▶ _PROBLEM_
The listing below begins with the first line you should copy; stop after the line containing "Chart.register(...registerables);", and drop every picture.

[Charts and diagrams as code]
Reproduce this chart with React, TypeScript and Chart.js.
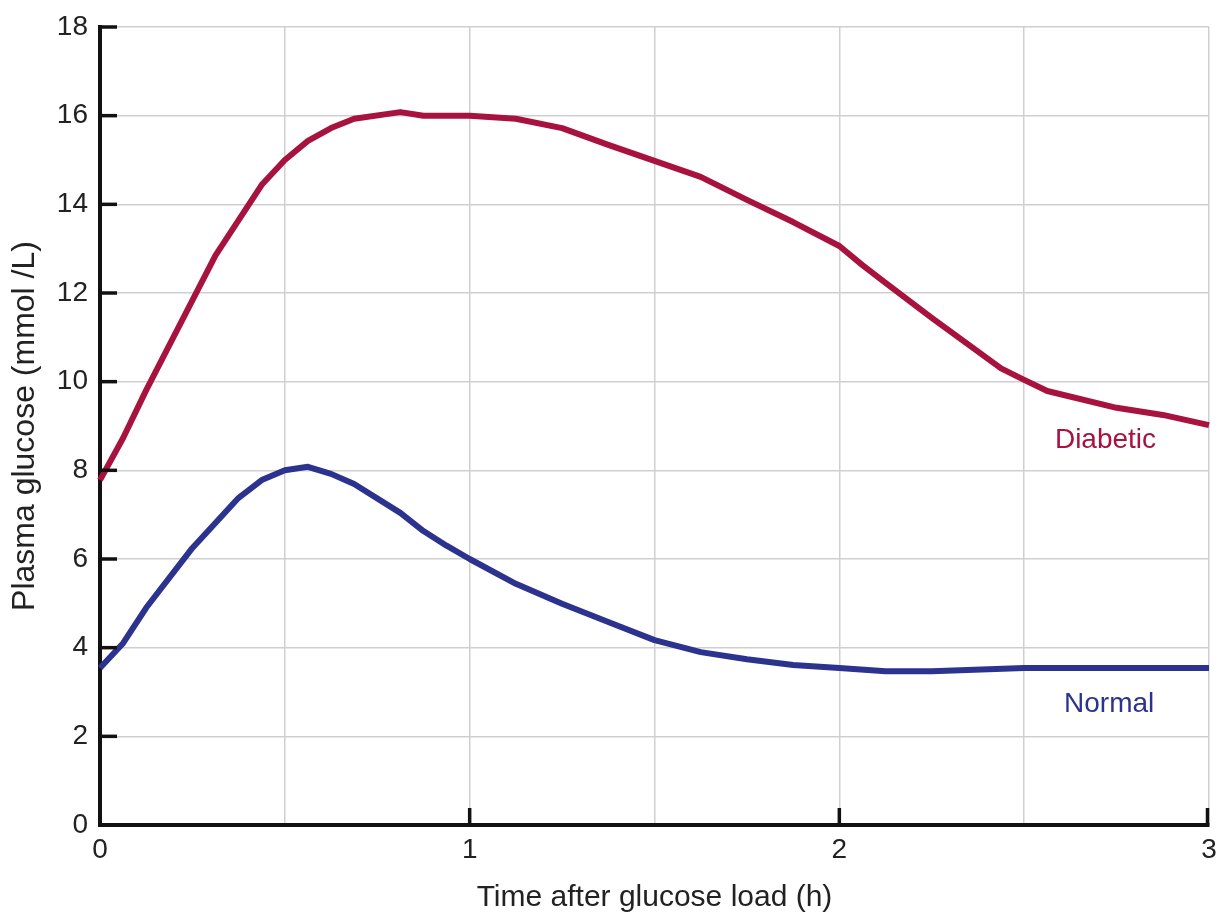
import React, { useEffect, useRef } from "react";
import { Chart, registerables } from "chart.js";

Chart.register(...registerables);

const hours = [0, 0.0625, 0.125, 0.3125, 0.4375, 0.5, 0.5625, 0.625, 0.6875, 0.8125, 0.875, 1.0, 1.125, 1.25, 1.375, 1.5, 1.625, 1.75, 1.875, 2.0, 2.0625, 2.125, 2.25, 2.4375, 2.5, 2.5625, 2.75, 2.875, 3.0];
const diabetic = [7.78, 8.73, 9.81, 12.85, 14.44, 15.0, 15.43, 15.72, 15.93, 16.08, 16.0, 16.0, 15.93, 15.72, 15.34, 14.98, 14.62, 14.1, 13.6, 13.06, 12.63, 12.23, 11.44, 10.3, 10.04, 9.79, 9.41, 9.25, 9.02];

const normalHours = [0, 0.0625, 0.125, 0.25, 0.375, 0.4375, 0.5, 0.5625, 0.625, 0.6875, 0.8125, 0.875, 0.9375, 1.0, 1.125, 1.25, 1.375, 1.5, 1.625, 1.75, 1.875, 2.0, 2.125, 2.25, 2.5, 3.0];
const normal = [3.54, 4.1, 4.9, 6.25, 7.38, 7.78, 8.0, 8.08, 7.92, 7.69, 7.04, 6.63, 6.3, 6.0, 5.44, 4.99, 4.58, 4.17, 3.9, 3.74, 3.61, 3.54, 3.47, 3.47, 3.54, 3.54];

const seriesLabels = [
  { text: "Diabetic", x: 2.72, y: 8.68, color: "#a8123f" },
  { text: "Normal", x: 2.73, y: 2.73, color: "#2c338f" },
];

const xTitle = "Time after glucose load (h)";
const yTitle = "Plasma glucose (mmol /L)";
const FONT = "'Liberation Sans', Arial, Helvetica, sans-serif";

const innerTicks = {
  id: "innerTicks",
  afterDatasetsDraw(chart: any) {
    const { ctx, chartArea, scales } = chart;
    const xs = scales.x;
    const ys = scales.y;
    ctx.save();
    ctx.strokeStyle = "#111";
    ctx.lineWidth = 3.5;
    ctx.lineCap = "butt";
    for (let v = 2; v <= 18; v += 2) {
      const py = ys.getPixelForValue(v);
      ctx.beginPath();
      ctx.moveTo(chartArea.left, py);
      ctx.lineTo(chartArea.left + 17, py);
      ctx.stroke();
    }
    for (let v = 1; v <= 3; v += 1) {
      const px = xs.getPixelForValue(v) - (v === 3 ? 1.5 : 0);
      ctx.beginPath();
      ctx.moveTo(px, chartArea.bottom);
      ctx.lineTo(px, chartArea.bottom - 17);
      ctx.stroke();
    }
    ctx.font = `28px ${FONT}`;
    ctx.textAlign = "center";
    ctx.textBaseline = "middle";
    for (const l of seriesLabels) {
      ctx.fillStyle = l.color;
      ctx.fillText(l.text, xs.getPixelForValue(l.x), ys.getPixelForValue(l.y));
    }
    ctx.restore();
  },
};

export default function App() {
  const ref = useRef<HTMLCanvasElement | null>(null);
  useEffect(() => {
    document.body.style.margin = "0";
    document.body.style.background = "#ffffff";
    const canvas = ref.current!;
    const chart = new Chart(canvas, {
      type: "line",
      data: {
        datasets: [
          {
            label: "Diabetic",
            data: hours.map((h, i) => ({ x: h, y: diabetic[i] })),
            borderColor: "#a8123f",
            borderWidth: 6,
            pointRadius: 0,
            tension: 0,
            fill: false,
            borderJoinStyle: "round",
            borderCapStyle: "butt",
          },
          {
            label: "Normal",
            data: normalHours.map((h, i) => ({ x: h, y: normal[i] })),
            borderColor: "#2c338f",
            borderWidth: 6,
            pointRadius: 0,
            tension: 0,
            fill: false,
            borderJoinStyle: "round",
            borderCapStyle: "butt",
          },
        ],
      },
      options: {
        animation: false,
        responsive: false,
        maintainAspectRatio: false,
        clip: false as any,
        layout: { padding: { top: 27, right: 13, left: 0, bottom: 0 } },
        plugins: {
          legend: { display: false },
          tooltip: { enabled: false },
          title: { display: false },
        },
        scales: {
          x: {
            type: "linear",
            min: 0,
            max: 3,
            afterFit: (s: any) => {
              s.height = 91;
              s.paddingLeft = 0;
              s.paddingRight = 0;
            },
            ticks: {
              stepSize: 0.5,
              autoSkip: false,
              maxRotation: 0,
              padding: 8,
              color: "#222",
              font: { family: FONT, size: 28 },
              callback: (v: any) => (Number(v) % 1 === 0 ? String(v) : ""),
            },
            grid: { color: "#cfcfcf", lineWidth: 1.5, drawTicks: false },
            border: { display: true, color: "#111", width: 4 },
            title: {
              display: true,
              text: xTitle,
              color: "#222",
              font: { family: FONT, size: 30, lineHeight: 1.2 },
              padding: { top: 0, bottom: 0 },
            },
          },
          y: {
            type: "linear",
            min: 0,
            max: 18,
            afterFit: (s: any) => {
              s.width = 100;
              s.paddingTop = 0;
              s.paddingBottom = 0;
            },
            ticks: {
              stepSize: 2,
              padding: 12,
              color: "#222",
              font: { family: FONT, size: 28 },
            },
            grid: { color: "#cfcfcf", lineWidth: 1.5, drawTicks: false },
            border: { display: true, color: "#111", width: 4 },
            title: {
              display: true,
              text: yTitle,
              color: "#222",
              font: { family: FONT, size: 32, lineHeight: 1.2 },
              padding: { top: 6, bottom: 0 },
            },
          },
        },
      },
      plugins: [innerTicks],
    } as any);
    return () => chart.destroy();
  }, []);
  return (
    <div style={{ width: 1222, height: 916, background: "#fff" }}>
      <canvas ref={ref} width={1222} height={916} style={{ display: "block" }} />
    </div>
  );
}
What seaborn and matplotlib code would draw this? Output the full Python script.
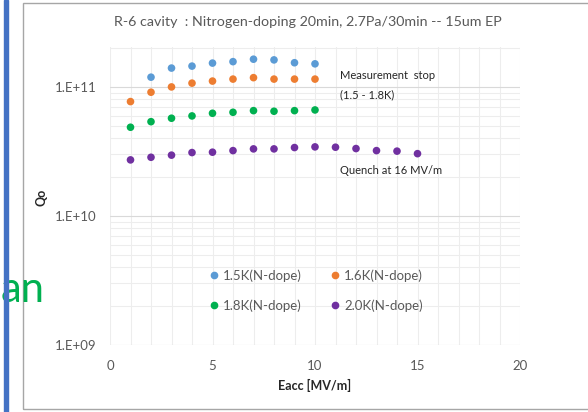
import numpy as np
import pandas as pd
import matplotlib.pyplot as plt
import seaborn as sns
from matplotlib.lines import Line2D
from matplotlib.patches import Rectangle
from matplotlib.ticker import MultipleLocator, LogLocator, NullFormatter

# data (Eacc in MV/m, Q0)
eacc_15k = [2, 3, 4, 5, 6, 7, 8, 9, 10]
q0_15k = [1.19e11, 1.40e11, 1.45e11, 1.53e11, 1.57e11, 1.64e11, 1.62e11, 1.54e11, 1.51e11]
eacc_16k = [1, 2, 3, 4, 5, 6, 7, 8, 9, 10]
q0_16k = [7.7e10, 9.1e10, 1.00e11, 1.07e11, 1.11e11, 1.15e11, 1.18e11, 1.15e11, 1.15e11, 1.15e11]
eacc_18k = [1, 2, 3, 4, 5, 6, 7, 8, 9, 10]
q0_18k = [4.87e10, 5.38e10, 5.72e10, 5.96e10, 6.25e10, 6.36e10, 6.55e10, 6.48e10, 6.55e10, 6.63e10]
eacc_20k = [1, 2, 3, 4, 5, 6, 7, 8, 9, 10, 11, 12, 13, 14, 15]
q0_20k = [2.72e10, 2.85e10, 2.96e10, 3.10e10, 3.12e10, 3.21e10, 3.31e10, 3.31e10, 3.39e10,
          3.43e10, 3.41e10, 3.33e10, 3.21e10, 3.18e10, 3.04e10]

labels = ["1.5K(N-dope)", "1.6K(N-dope)", "1.8K(N-dope)", "2.0K(N-dope)"]
colors = ["#5B9BD5", "#ED7D31", "#00B050", "#7030A0"]
ytick_vals = [1e9, 1e10, 1e11]
ytick_labels = ["1.E+09", "1.E+10", "1.E+11"]

df = pd.concat([
    pd.DataFrame({"Eacc": eacc_15k, "Q0": q0_15k, "series": labels[0]}),
    pd.DataFrame({"Eacc": eacc_16k, "Q0": q0_16k, "series": labels[1]}),
    pd.DataFrame({"Eacc": eacc_18k, "Q0": q0_18k, "series": labels[2]}),
    pd.DataFrame({"Eacc": eacc_20k, "Q0": q0_20k, "series": labels[3]}),
])

sns.set_style("white")
plt.rcParams["font.family"] = ["Lato", "DejaVu Sans"]

fig = plt.figure(figsize=(5.88, 4.12), dpi=100)
ax = fig.add_axes([110 / 588, 67 / 412, 410 / 588, 298.3 / 412])

sns.scatterplot(data=df, x="Eacc", y="Q0", hue="series", palette=colors,
                s=30, edgecolor="none", legend=False, ax=ax, zorder=3)

ax.set_yscale("log")
ax.set_xlim(0, 20)
ax.set_ylim(1e9, 2.05e11)
ax.xaxis.set_major_locator(MultipleLocator(5))
ax.xaxis.set_minor_locator(MultipleLocator(1))
ax.set_yticks(ytick_vals, ytick_labels)
ax.yaxis.set_minor_locator(LogLocator(base=10, subs=np.arange(2, 10)))
ax.yaxis.set_minor_formatter(NullFormatter())
ax.grid(which="minor", color="#EDEDED", lw=0.8)
ax.grid(which="major", axis="x", color="#EDEDED", lw=0.8)
ax.grid(which="major", axis="y", color="#D9D9D9", lw=0.8)
ax.set_axisbelow(True)
for sp in ax.spines.values():
    sp.set_visible(False)
ax.tick_params(which="both", length=0, labelsize=9.5, labelcolor="#595959")
ax.tick_params(axis="y", pad=10)
ax.tick_params(axis="x", pad=11)

ax.set_xlabel("Eacc [MV/m]", fontsize=9, fontweight="bold", labelpad=5)
ax.set_ylabel("")
fig.text(42 / 588, 1 - 197 / 412, "Qo", rotation=90, fontsize=9,
         fontweight="bold", ha="center", va="center")

fig.text(308 / 588, 1 - 22.5 / 412,
         "R-6 cavity  : Nitrogen-doping 20min, 2.7Pa/30min -- 15um EP",
         fontsize=10.3, color="#595959", ha="center", va="center")

ax.text(11.2, 1.22e11, "Measurement  stop", fontsize=8, va="center")
ax.text(11.2, 8.7e10, "(1.5 - 1.8K)", fontsize=8, va="center")
ax.text(11.2, 2.24e10, "Quench at 16 MV/m", fontsize=8, va="center")

# legend fills column by column, so order it to read row by row
order = [0, 2, 1, 3]
handles = [Line2D([], [], marker="o", ls="", color=colors[i], markersize=4.5) for i in order]
ax.legend(handles, [labels[i] for i in order], ncol=2, loc="center",
          bbox_to_anchor=(0.5, 0.183), frameon=False, fontsize=9.5,
          labelcolor="#595959", handletextpad=0.2, columnspacing=2.0,
          labelspacing=1.3, handlelength=1.0)

# surrounding frame, slide bar and stray text from the screenshot
fig.patches.append(Rectangle((22.5 / 588, 3 / 412), 0.99, 406 / 412,
                             transform=fig.transFigure, fill=False,
                             edgecolor="#A6A6A6", lw=1))
fig.patches.append(Rectangle((3.5 / 588, 0), 4 / 588, 1, transform=fig.transFigure,
                             color="#4472C4", zorder=5))
fig.text(45 / 588, 1 - 302 / 412, "an", fontsize=30, color="#00B050",
         ha="right", va="baseline")

fig.savefig("out.png", dpi=100)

▶ _EXPECTED OUTPUT_
Reproduce this chart with React, TypeScript and Chart.js.
import React, { useEffect, useRef } from "react";
import { Chart, registerables } from "chart.js";

Chart.register(...registerables);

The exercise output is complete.